My 12 inch Griswald never leaves the stove top...just wipe it clean an she is ready to use again what makes them great is the heat retention of the cast iron

Cast Iron is Sand Cast, the older ones had the time spent on them to make the interiors smooth. The newer stuff is left alone.

vash 02-12-2012 05:34 PM

tabs..

the seller of my pans knew alot about the pans themselves. he did not know how they make them so smooth. he has some original pans that showed some machining that looks like they polished them. i dunno.

a 12 inch griswold like you have is great..he didnt have any that large. he did have a #15.

i am going to give my Lodge to my BIL. he just bought a condo.

azasadny 02-12-2012 05:39 PM

This thread proves it... you guys (and gals) know about EVERYTHING!!!

tabs 02-12-2012 08:29 PM

Quote:

Originally Posted by vash (Post 6554658)
tabs..

the seller of my pans knew alot about the pans themselves. he did not know how they make them so smooth. he has some original pans that showed some machining that looks like they polished them. i dunno.

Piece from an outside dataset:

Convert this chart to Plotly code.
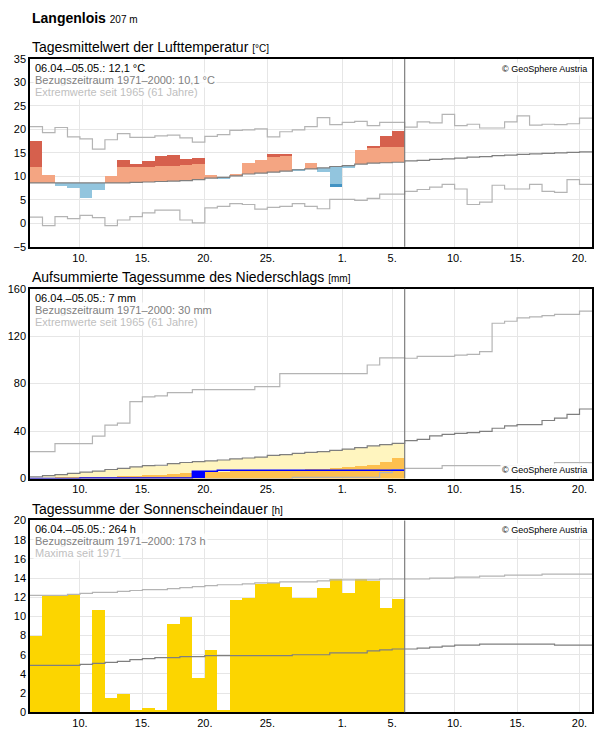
import plotly.graph_objects as go

# day index 0 = 06.04., observed days 0..29, outlook to day 44
days = list(range(45))
tick_days = [4, 9, 14, 19, 25, 29, 34, 39, 44]
tick_text = ["10.", "15.", "20.", "25.", "1.", "5.", "10.", "15.", "20."]

# temperature (°C)
temp_obs = [17.6, 10.2, 7.9, 7.5, 5.3, 7.0, 10.0, 13.5, 12.6, 13.3, 14.3, 14.6, 13.7, 13.9, 10.2,
            9.4, 10.4, 12.8, 13.5, 14.8, 14.6, 11.2, 12.8, 10.9, 7.7, 11.8, 15.6, 16.3, 18.7, 19.6]
temp_clim = [8.6, 8.6, 8.6, 8.6, 8.6, 8.6, 8.6, 8.6, 8.7, 8.8, 8.9, 9.0, 9.1, 9.3, 9.6,
             9.8, 10.1, 10.5, 10.7, 10.9, 11.1, 11.4, 11.6, 11.8, 12.1, 12.3, 12.6, 12.8, 12.9, 13.0,
             13.3, 13.4, 13.6, 13.7, 13.9, 14.1, 14.2, 14.4, 14.5, 14.7, 14.8, 14.9, 15.0, 15.1, 15.2]
temp_max = [20.6, 19.3, 20.4, 18.4, 18.0, 15.8, 17.8, 19.1, 18.3, 18.3, 18.6, 18.8, 18.2, 17.3, 18.5,
            18.9, 19.8, 19.9, 20.1, 18.4, 19.5, 19.9, 20.6, 22.5, 21.0, 21.5, 21.7, 20.8, 21.5, 21.5,
            20.5, 21.6, 21.4, 23.2, 20.8, 21.1, 20.3, 20.3, 21.6, 22.9, 20.9, 21.1, 21.0, 21.2, 22.4]
temp_min = [1.3, -0.5, 1.4, 1.0, 1.7, 1.2, -0.5, 0.7, 1.4, 2.2, 2.8, 2.8, 0.7, 0.1, 3.3,
            3.6, 4.2, 4.0, 3.0, 3.4, 3.6, 4.2, 3.6, 3.1, 5.1, 5.1, 4.9, 5.3, 6.2, 6.2,
            6.8, 7.2, 7.7, 8.3, 7.3, 4.0, 4.5, 8.1, 7.3, 7.3, 8.3, 6.8, 6.6, 9.3, 8.3]
temp_sd_up, temp_sd_down = 3.3, 3.8

# precipitation, cumulative (mm)
rain_obs = [0, 0, 0, 0, 0.4, 0.4, 0.4, 0.4, 0.4, 0.4, 0.4, 0.4, 0.4, 6.2, 6.2,
            7.0, 7.0, 7.0, 7.0, 7.0, 7.0, 7.0, 7.0, 7.0, 7.0, 7.0, 7.0, 7.0, 7.0, 7.0]
rain_low = [0.3, 0.5, 0.7, 0.9, 1.1, 1.4, 1.7, 2.0, 2.6, 3.1, 3.6, 4.2, 4.8, 5.5, 5.8,
            6.0, 6.3, 6.6, 6.8, 7.0, 7.3, 7.6, 8.0, 8.5, 9.0, 9.8, 11.0, 12.0, 14.0, 17.3]
rain_clim = [1.5, 2.4, 3.3, 4.4, 5.4, 6.2, 7.6, 8.5, 9.8, 10.8, 11.2, 12.5, 13.5, 14.2, 14.8,
             15.6, 16.5, 17.3, 18.0, 19.5, 20.1, 21.2, 22.0, 22.7, 23.8, 24.8, 26.0, 27.5, 28.5, 29.7,
             32.0, 33.0, 36.0, 37.2, 38.1, 38.7, 39.8, 42.4, 44.4, 45.5, 45.5, 48.9, 50.9, 54.0, 58.6]
rain_max = [22.6, 22.6, 29.5, 29.5, 29.5, 35.8, 45.0, 46.7, 64.8, 68.8, 69.6, 72.5, 72.5, 75.0, 75.0,
            75.0, 75.0, 75.0, 77.4, 77.4, 88.5, 88.5, 88.5, 88.5, 88.5, 88.5, 88.5, 95.7, 101.7, 101.7,
            101.4, 102.9, 102.9, 102.9, 104.0, 104.6, 106.9, 130.9, 132.6, 135.4, 136.3, 137.4, 138.3, 138.3, 141.1]
rain_min = [0] * 21 + [1.0] * 7 + [5.0, 7.5, 8.6, 8.6, 8.6] + [10.9] * 9 + [13.4] * 3

# sunshine (h)
sun_obs = [7.9, 12.1, 12.1, 12.2, 0, 10.6, 1.4, 1.9, 0.2, 0.4, 0.2, 9.2, 9.9, 3.5, 6.4,
           0.2, 11.7, 11.9, 13.3, 13.4, 13.0, 11.9, 11.9, 12.9, 13.8, 12.4, 13.8, 13.6, 10.8, 11.8]
sun_max = [12.2, 12.2, 12.2, 12.3, 12.4, 12.5, 12.5, 12.6, 12.7, 12.8, 12.8, 12.9, 13.0, 13.1, 13.2,
           13.3, 13.3, 13.4, 13.5, 13.5, 13.6, 13.6, 13.6, 13.7, 13.8, 13.8, 13.8, 13.8, 13.9, 13.9,
           13.9, 13.9, 14.0, 14.0, 14.1, 14.1, 14.2, 14.2, 14.3, 14.3, 14.3, 14.4, 14.4, 14.4, 14.4]
sun_clim = [4.9, 4.9, 4.9, 4.9, 5.0, 5.1, 5.2, 5.3, 5.5, 5.6, 5.7, 5.7, 5.8, 5.8, 5.9,
            5.9, 5.9, 5.9, 5.9, 5.9, 5.9, 6.0, 6.0, 6.0, 6.2, 6.2, 6.2, 6.4, 6.5, 6.6,
            6.6, 6.7, 6.8, 6.9, 7.0, 7.0, 7.1, 7.1, 7.1, 7.1, 7.1, 7.1, 7.0, 7.0, 7.0]

FONT = "Liberation Sans, Arial, sans-serif"
GRID = "#e6e6e6"
H = 729
obs_x = [d + 0.5 for d in range(30)]


def py(p):
    # pixel row (from top) -> paper fraction, corrected for the rendered scale
    return 1 - ((p - 4.97) / 0.9832) / H


fig = go.Figure()


def step(values, color, width, ax):
    fig.add_trace(go.Scatter(x=list(range(len(values) + 1)), y=values + [values[-1]],
                             mode="lines", line=dict(color=color, width=width, shape="hv"),
                             xaxis=ax[0], yaxis=ax[1], hoverinfo="skip"))


def bars(tops, bases, color, ax):
    fig.add_trace(go.Bar(x=obs_x, y=[t - b for t, b in zip(tops, bases)], base=bases, width=1.0,
                         marker=dict(color=color, line_width=0), xaxis=ax[0], yaxis=ax[1]))


# --- temperature panel
a1 = ("x", "y")
clim = temp_clim[:30]
light_top = [min(max(o, c - temp_sd_down), c + temp_sd_up) for o, c in zip(temp_obs, clim)]
warm_light = [max(t, c) for t, c in zip(light_top, clim)]
cold_light = [min(t, c) for t, c in zip(light_top, clim)]
warm_dark = [max(o, c + temp_sd_up) for o, c in zip(temp_obs, clim)]
cold_dark = [min(o, c - temp_sd_down) for o, c in zip(temp_obs, clim)]
bars(warm_light, clim, "#f4a582", a1)
bars(cold_light, clim, "#92c5de", a1)
bars(warm_dark, [c + temp_sd_up for c in clim], "#d6604d", a1)
bars(cold_dark, [c - temp_sd_down for c in clim], "#4393c3", a1)
step(temp_max, "#b4b4b4", 1.2, a1)
step(temp_min, "#b4b4b4", 1.2, a1)
step(temp_clim, "#7f7f7f", 1.2, a1)

# --- precipitation panel
a2 = ("x2", "y2")
bars(rain_clim[:30], [0] * 30, "#fff5bf", a2)
bars(rain_low, [0] * 30, "#fdc04f", a2)
# daily increments of the observed sum drawn as blue blocks
prev = [0] + rain_obs[:-1]
bars(rain_obs, [p if r - p > 2 else r for r, p in zip(rain_obs, prev)], "#0000ff", a2)
step(rain_max, "#b4b4b4", 1.2, a2)
step(rain_min, "#b4b4b4", 1.2, a2)
step(rain_clim, "#7f7f7f", 1.2, a2)
step(rain_obs, "#0000ff", 1.5, a2)

# --- sunshine panel
a3 = ("x3", "y3")
bars(sun_obs, [0] * 30, "#fcd500", a3)
step(sun_max, "#b4b4b4", 1.2, a3)
step(sun_clim, "#7f7f7f", 1.2, a3)

domains = [(py(246), py(58)), (py(478), py(288)), (py(712), py(520))]
yspecs = [(-5, 35, 5), (0, 160, 40), (0, 20, 2)]
layout = dict(width=596, height=H, margin=dict(l=30, r=4, t=0, b=0),
              paper_bgcolor="white", plot_bgcolor="white", showlegend=False,
              barmode="overlay", bargap=0, font=dict(family=FONT, size=11, color="black"))
for i, (dom, (lo, hi, dt)) in enumerate(zip(domains, yspecs)):
    sfx = "" if i == 0 else str(i + 1)
    layout["xaxis" + sfx] = dict(range=[0, 45], tickvals=tick_days, ticktext=tick_text,
                                 showgrid=True, gridcolor=GRID, showline=True, linecolor="black",
                                 linewidth=1.5, mirror=True, ticks="", zeroline=False,
                                 anchor="y" + sfx, tickfont=dict(size=11))
    layout["yaxis" + sfx] = dict(range=[lo, hi], dtick=dt, domain=list(dom), showgrid=True,
                                 gridcolor=GRID, showline=True, linecolor="black", linewidth=1.5,
                                 mirror=True, ticks="", zeroline=False, anchor="x" + sfx,
                                 tickfont=dict(size=11))
fig.update_layout(**layout)

shapes = []
for i in range(3):
    sfx = "" if i == 0 else str(i + 1)
    shapes.append(dict(type="line", xref="x" + sfx, yref="y" + sfx + " domain", x0=30, x1=30,
                       y0=0, y1=1, line=dict(color="#7f7f7f", width=1.2)))
fig.update_layout(shapes=shapes)

annos = [
    dict(x=0, y=py(7), xref="paper", yref="paper",
         text="<b>Langenlois</b> <span style='font-size:10px'>207 m</span>", font=dict(size=14)),
    dict(x=0, y=py(36), xref="paper", yref="paper",
         text="Tagesmittelwert der Lufttemperatur <span style='font-size:10px'>[°C]</span>", font=dict(size=14)),
    dict(x=0, y=py(266), xref="paper", yref="paper",
         text="Aufsummierte Tagessumme des Niederschlags <span style='font-size:10px'>[mm]</span>", font=dict(size=14)),
    dict(x=0, y=py(498), xref="paper", yref="paper",
         text="Tagessumme der Sonnenscheindauer <span style='font-size:10px'>[h]</span>", font=dict(size=14)),
]
infos = [
    ("06.04.–05.05.: 12,1 °C", "Bezugszeitraum 1971–2000: 10,1 °C", "Extremwerte seit 1965 (61 Jahre)"),
    ("06.04.–05.05.: 7 mm", "Bezugszeitraum 1971–2000: 30 mm", "Extremwerte seit 1965 (61 Jahre)"),
    ("06.04.–05.05.: 264 h", "Bezugszeitraum 1971–2000: 173 h", "Maxima seit 1971"),
]
for i, lines in enumerate(infos):
    sfx = "" if i == 0 else str(i + 1)
    for j, (txt, col) in enumerate(zip(lines, ["black", "#808080", "#c0c0c0"])):
        annos.append(dict(x=0.005, y=1, xref="x" + sfx + " domain", yref="y" + sfx + " domain",
                          yshift=-1 - 12 * j, text=txt, font=dict(size=11, color=col),
                          bgcolor="rgba(255,255,255,0.8)"))
    cy = 0 if i == 1 else 1
    annos.append(dict(x=0.995, y=cy, xref="x" + sfx + " domain", yref="y" + sfx + " domain",
                      xanchor="right", yanchor="bottom" if cy == 0 else "top", yshift=2 if cy == 0 else -3,
                      text="© GeoSphere Austria", font=dict(size=9), showarrow=False,
                      bgcolor="rgba(255,255,255,0.9)"))
for a in annos:
    a.setdefault("xanchor", "left")
    a.setdefault("yanchor", "top")
    a.setdefault("showarrow", False)
fig.update_layout(annotations=annos)

fig.write_html("out.html", config={"displayModeBar": False},
               post_script="document.body.style.margin='0';")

a 12 inch griswold like you have is great..he didnt have any that large. he did have a #15.

i am going to give my Lodge to my BIL. he just bought a condo.

They did machine and polish the old ones....to make them smooth...

The #15 is a 15 inch model.. around $120 to $175 last time I looked which was several years back

The #13 is the hard one to find and is expensive at apx $1200.00 It is COLLECTABLE...

rusnak 02-12-2012 08:58 PM

Are you serious? That's crazy!

vash 02-13-2012 07:12 AM

Quote:

Originally Posted by rusnak (Post 6555011)
Are you serious? That's crazy!

the old man had what he called "the largest dutch over made". i admit, it was huge. you could wash a small child in it. it was a griswold that hit all the high marks. large logo, with Griswold font in this backward italic lettering. never used. he said it was worth thousands.

i asked him if he ever cooked with it.the look of horror on his face told me "no".

i would make coc au van with it in a millesecond. you could make gallons!

i like owning a piece of american history. i'll turn mine black and sooty from use.

vash 11-27-2012 10:00 AM

update..i am done getting my two (new to me) pans perfectly seasoned.

i started with flax seed oil. it practically put a varnish-like finish on them. it was partially successful, because the coating was thick, and would flake off in spots leaving ridges in my pans. i experimented and put one in the dish washer..the flax seed coating didnt come off!! inside or out. so i put another coat on and simply used the pans. they did it all. i found a small rack that fit and used one as a roaster..all my pan frying. bacon..tons of bacon.

you know what? i broke the rules..i washed them occasionally. no soap, just hot water and a green scrubber thing. then heated it on the stove top to dry, wiped on a coating of canola oil and put it away.

they are now slick as snot. as slick as my teflon stuff. i cant flip an egg..but that egg doesnt stick. what an investment. i love them.

i wish i had a bigger one like Tabs.

http://forums.pelicanparts.com/uploa...1354042753.jpg

vash 11-27-2012 10:00 AM

i dont miss my LODGE pans. you east coast guys..hit the garage sales. you own most of the antique stuff over there.